Extracted information:
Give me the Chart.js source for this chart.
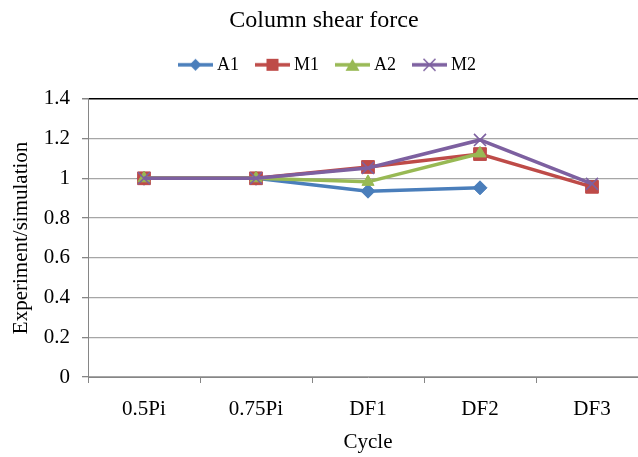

* * *

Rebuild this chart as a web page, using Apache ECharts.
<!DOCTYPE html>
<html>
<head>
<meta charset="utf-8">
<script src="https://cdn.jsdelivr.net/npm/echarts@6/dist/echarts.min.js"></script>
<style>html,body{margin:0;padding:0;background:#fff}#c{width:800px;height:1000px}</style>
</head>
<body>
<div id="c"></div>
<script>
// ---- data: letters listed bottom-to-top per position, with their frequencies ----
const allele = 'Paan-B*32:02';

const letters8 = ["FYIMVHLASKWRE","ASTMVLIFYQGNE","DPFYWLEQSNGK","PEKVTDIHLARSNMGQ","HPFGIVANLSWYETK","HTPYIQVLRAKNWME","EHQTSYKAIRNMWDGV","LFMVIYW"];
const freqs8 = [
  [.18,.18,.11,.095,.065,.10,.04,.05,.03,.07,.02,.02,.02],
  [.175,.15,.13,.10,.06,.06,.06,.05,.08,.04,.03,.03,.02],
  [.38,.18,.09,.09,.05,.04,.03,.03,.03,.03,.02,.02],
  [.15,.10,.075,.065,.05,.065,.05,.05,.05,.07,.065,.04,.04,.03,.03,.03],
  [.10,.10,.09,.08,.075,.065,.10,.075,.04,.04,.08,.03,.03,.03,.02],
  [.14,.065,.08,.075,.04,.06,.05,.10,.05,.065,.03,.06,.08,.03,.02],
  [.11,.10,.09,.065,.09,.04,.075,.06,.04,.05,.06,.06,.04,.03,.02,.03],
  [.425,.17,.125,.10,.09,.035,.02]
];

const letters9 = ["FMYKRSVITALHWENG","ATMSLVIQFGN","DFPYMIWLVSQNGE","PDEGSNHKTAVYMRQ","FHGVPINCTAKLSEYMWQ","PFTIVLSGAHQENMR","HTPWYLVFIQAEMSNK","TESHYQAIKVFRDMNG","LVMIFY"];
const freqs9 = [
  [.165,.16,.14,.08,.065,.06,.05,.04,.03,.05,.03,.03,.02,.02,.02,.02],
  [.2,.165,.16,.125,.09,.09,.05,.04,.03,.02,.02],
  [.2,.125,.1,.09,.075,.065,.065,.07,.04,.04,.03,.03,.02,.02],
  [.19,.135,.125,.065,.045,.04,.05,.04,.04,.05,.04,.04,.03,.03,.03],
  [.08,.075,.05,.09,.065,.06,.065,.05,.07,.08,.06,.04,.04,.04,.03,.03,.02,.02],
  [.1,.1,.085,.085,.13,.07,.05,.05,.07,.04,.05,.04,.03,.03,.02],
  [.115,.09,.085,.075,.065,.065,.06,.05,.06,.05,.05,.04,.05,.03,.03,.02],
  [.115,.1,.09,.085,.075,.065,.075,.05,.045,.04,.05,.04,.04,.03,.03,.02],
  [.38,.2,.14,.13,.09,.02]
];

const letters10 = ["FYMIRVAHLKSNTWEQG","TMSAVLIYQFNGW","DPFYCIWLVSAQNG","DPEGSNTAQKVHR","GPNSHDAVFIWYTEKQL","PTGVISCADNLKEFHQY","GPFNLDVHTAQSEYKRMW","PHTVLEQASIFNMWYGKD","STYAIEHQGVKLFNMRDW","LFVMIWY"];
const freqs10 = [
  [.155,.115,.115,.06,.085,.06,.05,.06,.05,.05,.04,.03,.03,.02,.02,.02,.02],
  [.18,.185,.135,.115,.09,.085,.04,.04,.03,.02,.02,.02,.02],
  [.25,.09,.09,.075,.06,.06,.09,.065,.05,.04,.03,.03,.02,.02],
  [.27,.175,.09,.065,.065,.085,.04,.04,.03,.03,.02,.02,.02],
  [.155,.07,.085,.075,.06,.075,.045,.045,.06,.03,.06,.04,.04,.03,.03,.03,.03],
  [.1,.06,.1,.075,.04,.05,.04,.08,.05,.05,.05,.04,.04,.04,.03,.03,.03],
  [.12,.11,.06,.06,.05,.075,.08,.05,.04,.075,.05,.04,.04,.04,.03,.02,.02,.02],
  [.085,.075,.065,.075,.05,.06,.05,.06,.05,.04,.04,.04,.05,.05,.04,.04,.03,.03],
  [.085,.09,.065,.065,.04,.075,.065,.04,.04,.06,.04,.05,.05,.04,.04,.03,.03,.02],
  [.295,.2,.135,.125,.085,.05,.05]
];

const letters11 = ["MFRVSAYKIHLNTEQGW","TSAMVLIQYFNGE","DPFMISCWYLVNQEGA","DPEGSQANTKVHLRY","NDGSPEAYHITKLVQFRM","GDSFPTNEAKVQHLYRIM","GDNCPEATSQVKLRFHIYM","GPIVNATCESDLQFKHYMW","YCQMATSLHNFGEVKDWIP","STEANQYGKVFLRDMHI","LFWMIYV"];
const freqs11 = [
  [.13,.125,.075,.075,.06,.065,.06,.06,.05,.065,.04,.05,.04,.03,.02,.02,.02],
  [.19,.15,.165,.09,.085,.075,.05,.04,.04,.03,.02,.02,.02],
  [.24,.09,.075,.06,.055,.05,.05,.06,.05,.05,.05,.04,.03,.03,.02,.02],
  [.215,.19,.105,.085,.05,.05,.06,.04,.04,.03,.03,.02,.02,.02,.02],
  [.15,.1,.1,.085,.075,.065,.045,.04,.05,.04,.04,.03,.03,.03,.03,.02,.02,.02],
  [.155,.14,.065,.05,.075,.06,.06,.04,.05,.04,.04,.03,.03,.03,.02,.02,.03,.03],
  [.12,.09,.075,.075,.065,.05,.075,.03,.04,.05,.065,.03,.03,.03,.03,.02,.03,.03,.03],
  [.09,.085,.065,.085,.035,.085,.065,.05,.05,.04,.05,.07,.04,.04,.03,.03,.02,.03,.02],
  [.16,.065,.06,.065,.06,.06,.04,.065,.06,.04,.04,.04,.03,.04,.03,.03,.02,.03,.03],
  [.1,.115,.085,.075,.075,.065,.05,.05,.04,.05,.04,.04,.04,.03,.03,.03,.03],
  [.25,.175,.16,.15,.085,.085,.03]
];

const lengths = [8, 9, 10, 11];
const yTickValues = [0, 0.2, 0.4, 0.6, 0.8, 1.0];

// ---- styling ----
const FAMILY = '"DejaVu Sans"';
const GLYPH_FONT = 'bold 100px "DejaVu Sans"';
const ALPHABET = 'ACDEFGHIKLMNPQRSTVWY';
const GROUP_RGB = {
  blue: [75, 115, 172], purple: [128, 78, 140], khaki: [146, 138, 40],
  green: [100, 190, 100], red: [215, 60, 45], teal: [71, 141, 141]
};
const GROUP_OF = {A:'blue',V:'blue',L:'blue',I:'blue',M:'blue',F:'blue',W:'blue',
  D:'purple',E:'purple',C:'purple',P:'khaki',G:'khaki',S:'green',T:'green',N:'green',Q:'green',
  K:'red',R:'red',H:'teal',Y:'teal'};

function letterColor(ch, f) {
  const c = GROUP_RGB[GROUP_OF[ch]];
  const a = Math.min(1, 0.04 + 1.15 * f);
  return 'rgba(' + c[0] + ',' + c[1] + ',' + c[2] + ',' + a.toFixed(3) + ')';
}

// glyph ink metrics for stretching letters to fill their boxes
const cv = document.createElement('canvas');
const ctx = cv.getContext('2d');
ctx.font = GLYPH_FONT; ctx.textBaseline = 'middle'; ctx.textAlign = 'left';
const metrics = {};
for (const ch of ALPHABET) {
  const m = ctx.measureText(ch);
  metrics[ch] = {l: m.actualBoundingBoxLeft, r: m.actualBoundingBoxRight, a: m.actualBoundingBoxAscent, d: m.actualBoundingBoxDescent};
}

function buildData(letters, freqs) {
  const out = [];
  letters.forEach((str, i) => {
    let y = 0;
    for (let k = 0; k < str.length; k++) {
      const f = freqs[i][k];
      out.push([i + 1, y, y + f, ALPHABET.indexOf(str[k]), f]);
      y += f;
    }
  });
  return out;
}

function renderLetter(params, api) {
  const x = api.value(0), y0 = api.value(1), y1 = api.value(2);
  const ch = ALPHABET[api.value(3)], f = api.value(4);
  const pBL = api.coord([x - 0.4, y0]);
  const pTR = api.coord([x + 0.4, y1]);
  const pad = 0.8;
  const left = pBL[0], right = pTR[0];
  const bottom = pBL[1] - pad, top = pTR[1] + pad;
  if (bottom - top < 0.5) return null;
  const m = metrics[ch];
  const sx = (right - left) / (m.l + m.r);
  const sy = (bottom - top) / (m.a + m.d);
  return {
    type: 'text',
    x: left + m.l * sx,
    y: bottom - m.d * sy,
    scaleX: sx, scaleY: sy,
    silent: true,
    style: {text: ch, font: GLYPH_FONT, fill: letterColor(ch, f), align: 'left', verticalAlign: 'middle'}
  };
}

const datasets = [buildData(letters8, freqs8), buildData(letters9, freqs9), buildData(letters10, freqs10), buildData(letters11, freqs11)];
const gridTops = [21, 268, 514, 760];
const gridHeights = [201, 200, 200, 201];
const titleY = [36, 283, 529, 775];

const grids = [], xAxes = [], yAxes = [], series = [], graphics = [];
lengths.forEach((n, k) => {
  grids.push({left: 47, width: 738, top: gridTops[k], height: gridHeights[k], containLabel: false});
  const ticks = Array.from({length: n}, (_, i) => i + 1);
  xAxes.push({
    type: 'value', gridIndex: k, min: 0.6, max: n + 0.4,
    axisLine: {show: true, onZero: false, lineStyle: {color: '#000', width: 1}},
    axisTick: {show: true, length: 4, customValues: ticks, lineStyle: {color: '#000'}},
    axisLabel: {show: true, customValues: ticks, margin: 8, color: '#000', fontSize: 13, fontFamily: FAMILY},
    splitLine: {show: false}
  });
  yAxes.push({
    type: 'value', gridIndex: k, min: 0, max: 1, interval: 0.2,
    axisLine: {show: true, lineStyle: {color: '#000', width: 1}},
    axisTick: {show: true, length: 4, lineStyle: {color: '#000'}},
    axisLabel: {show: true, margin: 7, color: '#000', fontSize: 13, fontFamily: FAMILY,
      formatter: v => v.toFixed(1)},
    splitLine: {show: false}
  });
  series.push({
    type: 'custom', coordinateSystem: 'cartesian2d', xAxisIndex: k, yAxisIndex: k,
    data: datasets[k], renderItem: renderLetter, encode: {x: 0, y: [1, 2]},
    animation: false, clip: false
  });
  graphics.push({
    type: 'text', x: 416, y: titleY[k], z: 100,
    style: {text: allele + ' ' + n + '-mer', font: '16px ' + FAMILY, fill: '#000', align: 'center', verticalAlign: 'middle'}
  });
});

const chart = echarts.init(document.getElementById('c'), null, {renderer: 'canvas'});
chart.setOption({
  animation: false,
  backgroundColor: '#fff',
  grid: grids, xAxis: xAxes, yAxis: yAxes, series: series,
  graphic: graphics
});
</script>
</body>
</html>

Set exercise: Extract, word for word, every line beginning with the one that holds "Rebuild this chart" and concluding with the one that holds "const allele = 'Paan-B*32:02';". Include both of those lines.

Finished exercise:
Rebuild this chart as a web page, using Apache ECharts.
<!DOCTYPE html>
<html>
<head>
<meta charset="utf-8">
<script src="https://cdn.jsdelivr.net/npm/echarts@6/dist/echarts.min.js"></script>
<style>html,body{margin:0;padding:0;background:#fff}#c{width:800px;height:1000px}</style>
</head>
<body>
<div id="c"></div>
<script>
// ---- data: letters listed bottom-to-top per position, with their frequencies ----
const allele = 'Paan-B*32:02';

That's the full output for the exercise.